The first time we see Nick is at a nightclub where he is lecturing the bartenders on the proper way to make a martini. This gives away the fact he's a man we should trust. Nora arrives and joins him at his table. He provides her a martini and she wonders how many he's already drank. "This will make six," he replies. And so she promptly asks the waiter to "bring me five more." This gives away the fact she's a woman we should trust.
If you were to give it a label I suppose "The Thin Man" would be a murder-mystery-comedy. As it starts a woman has come with her fiance to see her inventor father and advise him of their marriage. He has to leave for a few months to see to a new invention but promises to be back for the wedding at Christmas. But once Christmas has rolled around he still hasn't arrived and his daughter naturally becomes worried. It just so happens Nick is an old family friend and it just so happens she bumps into him one night and, somewhat against his will, Nick finds himself sleuthing - drink firmly in hand at all times.
But who murdered whom, and why, and how, and all that nonsense really isn't the point. Or, to say it another way, the result matters not as much as the process. And the process is the utterly delightful chemistry between Powell and Loy. I don't think an actor and actress could come across onscreen in this day and age as having as much as fun as these two without the movie being labeled as "indulgent" (see: "Oceans 12"). For instance, there is the scene on Christmas morning as the movie simply stops in its track and Nick sits on the couch in his robe and slippers using a tiny toy rile to shoot ornaments off the Christmas tree. Nora, meanwhile, sits beside him - indoors, mind you - in a gigantic fur coat. "Aren't you hot?" Nick wonders. "Yes, stifling," she responds. "But I look so pretty."
Who really cares if this particular scene (and there are more like it, believe me) accomplishes absolutely nothing in terms of plot? It's SO much fun to watch them just kicking back on Christmas morning that you get a smile and shake your head and just pray that next Christmas morning you're kicking back with Myrna Loy in a fur coat (or William Powell in a robe and slippers).
But when the end does come, and the murder is solved, it's the classic ploy of every character being in the same room at the same time and the script requires Powell to do nothing more than essentially sit and talk. But William Powell is so eloquent in reciting all his dialogue that it comes across as if he's merely saying all these things to toy with all his guests as opposed to a delivery device for exposition.
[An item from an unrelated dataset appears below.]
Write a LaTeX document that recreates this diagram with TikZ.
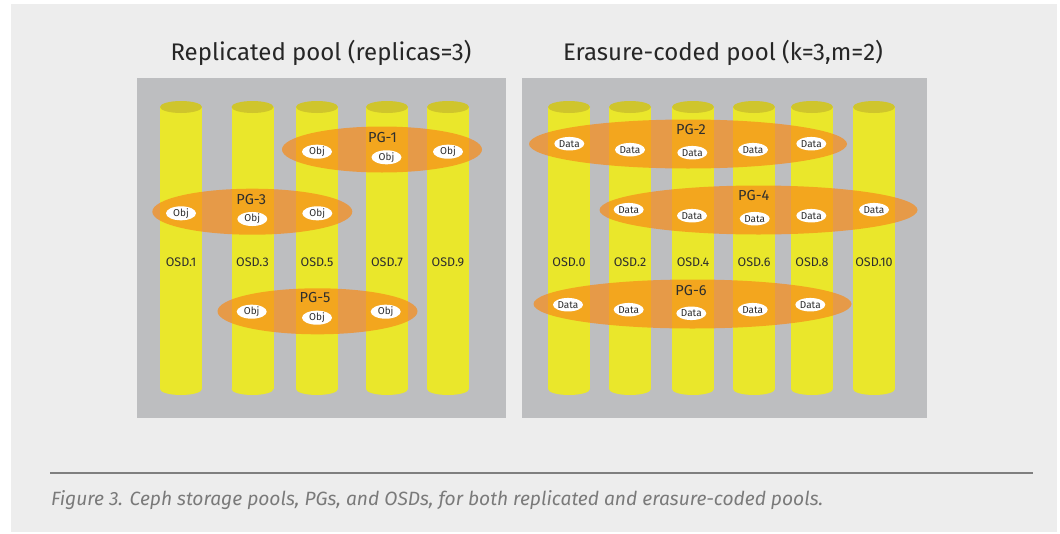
\documentclass[tikz,border=0pt]{standalone}
\usepackage{fontspec}
\setmainfont{Fira Sans}
\usetikzlibrary{shapes.geometric}
\definecolor{pagebg}{HTML}{EDEDED}
\definecolor{panelbg}{HTML}{BDBEC0}
\definecolor{osdbody}{HTML}{EAE72B}
\definecolor{osdcap}{HTML}{CFC52C}
\definecolor{pgorange}{RGB}{247,141,26}
\definecolor{txt}{HTML}{2E2E2E}
\definecolor{captxt}{HTML}{7A7A7A}
\definecolor{rulecol}{HTML}{7F7F7F}
\begin{document}
\begin{tikzpicture}[x=1pt,y=-1pt,
  osdlabel/.style={font=\fontsize{12.5}{14}\selectfont, text=txt, inner sep=0},
  pgshape/.style={ellipse, fill=pgorange, fill opacity=0.72, inner sep=0},
  pglabel/.style={font=\fontsize{14.5}{17}\selectfont, text=txt, inner sep=0},
  item/.style={ellipse, fill=white, inner sep=0, minimum width=30pt, minimum height=13.5pt,
    font=\fontsize{10}{11}\selectfont, text=txt},
  title/.style={font=\fontsize{24}{28}\selectfont, text=black!85, inner sep=0}
]
\useasboundingbox (0,0) rectangle (1060,533);
\fill[white] (0,0) rectangle (1060,533);
\fill[pagebg] (11,4) rectangle (1057,532);
% panels
\fill[panelbg] (137,78) rectangle (506,418);
\fill[panelbg] (522,78) rectangle (927,418);
% titles
\node[title] (t1) at (321,53) {Replicated pool (replicas=3)};
\node[title] (t2) at (723,53) {Erasure-coded pool (k=3,m=2)};
% cylinders
\foreach \cx/\nm/\lb in {181/o1/OSD.1, 252.5/o3/OSD.3, 317/o5/OSD.5, 387/o7/OSD.7, 448/o9/OSD.9,
  569/o0/OSD.0, 630/o2/OSD.2, 693/o4/OSD.4, 754/o6/OSD.6, 812/o8/OSD.8, 874/o10/OSD.10}{
  \fill[osdbody] (\cx-21,107) rectangle (\cx+21,389);
  \fill[osdbody] (\cx,389) ellipse [x radius=21, y radius=6];
  \fill[osdcap] (\cx,107) ellipse [x radius=21, y radius=6];
  \node[osdlabel] (\nm) at (\cx,262) {\lb};
}
% replicated PGs
\node[pgshape, minimum width=200pt, minimum height=46pt] (pg1) at (382,149.5) {};
\node[pglabel] (pg1l) at (382.5,137.5) {PG-1};
\node[item] (pg1a) at (317,151.7) {Obj};
\node[item] (pg1b) at (386.5,157.3) {Obj};
\node[item] (pg1c) at (448,151.7) {Obj};

\node[pgshape, minimum width=200pt, minimum height=46pt] (pg3) at (252.3,211.7) {};
\node[pglabel] (pg3l) at (251.3,199.3) {PG-3};
\node[item] (pg3a) at (181,213.3) {Obj};
\node[item] (pg3b) at (252.3,219) {Obj};
\node[item] (pg3c) at (317.3,213.3) {Obj};

\node[pgshape, minimum width=200pt, minimum height=46pt] (pg5) at (317.5,311.3) {};
\node[pglabel] (pg5l) at (315,297.3) {PG-5};
\node[item] (pg5a) at (251.7,311.7) {Obj};
\node[item] (pg5b) at (317,317.7) {Obj};
\node[item] (pg5c) at (385.7,311.7) {Obj};
% erasure-coded PGs
\node[pgshape, minimum width=318pt, minimum height=49pt] (pg2) at (688,144) {};
\node[pglabel] (pg2l) at (691,129.3) {PG-2};
\node[item] (pg2a) at (569.3,143.7) {Data};
\node[item] (pg2b) at (630,149.7) {Data};
\node[item] (pg2c) at (692.3,152.7) {Data};
\node[item] (pg2d) at (753,149.7) {Data};
\node[item] (pg2e) at (811.3,143.7) {Data};

\node[pgshape, minimum width=318pt, minimum height=49pt] (pg4) at (758.5,210) {};
\node[pglabel] (pg4l) at (753.7,195.7) {PG-4};
\node[item] (pg4a) at (628.7,209.7) {Data};
\node[item] (pg4b) at (692,215.7) {Data};
\node[item] (pg4c) at (754.7,218.7) {Data};
\node[item] (pg4d) at (811.3,215.7) {Data};
\node[item] (pg4e) at (874,209.7) {Data};

\node[pgshape, minimum width=318pt, minimum height=49pt] (pg6) at (692.5,304) {};
\node[pglabel] (pg6l) at (691,290.7) {PG-6};
\node[item] (pg6a) at (568,304.7) {Data};
\node[item] (pg6b) at (628.7,309.7) {Data};
\node[item] (pg6c) at (691.3,313.3) {Data};
\node[item] (pg6d) at (752.7,309.7) {Data};
\node[item] (pg6e) at (810.3,304.7) {Data};
% caption
\coordinate (rl) at (50,473);
\coordinate (rr) at (1033,473);
\draw[rulecol, line width=1.5pt] (rl) -- (rr);
\node[anchor=west, inner sep=0, text=captxt, font=\fontsize{19.2}{22}\selectfont\itshape] (cap) at (51,500)
  {Figure 3. Ceph storage pools, PGs, and OSDs, for both replicated and erasure-coded pools.};
\end{tikzpicture}
\end{document}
In his review for his book The Great Movies (which partially led me to checking the film out), Roger Ebert writes that it's, "like an all-dialogue version of an Astaire and Rogers musical." Boy, ain't that the truth. Watching Powell and Loy talk is essentially the same as watching Astaire and Rogers dance and since I can't dance, well, I think I found this one much more enjoyable. As a lover of quality dialogue -whether real or over-the-top - this is pretty much as good as it's ever been in any film in history.
"Is he working on a case?"
"Yes."
"What case?"
"A case of scotch. Pitch in and help him."
One formula used again and again (and again) by current moviemakers is to put two stars together in something, anything, regardless of whether or not there is a script, a treatment, an idea, half of an idea, probably even less, and let their charisma do the work the screenwriter and director and editor should be doing and - surprise! surprise! - usually these films wind up tanking. But "The Thin Man" shows that if you just give a couple of charasmatic stars some great lines, enough of a story and not get in their way with a bunch of show-offy camera work that the Two Stars formula can not only work, but provide one of Hollywood's greatest movies.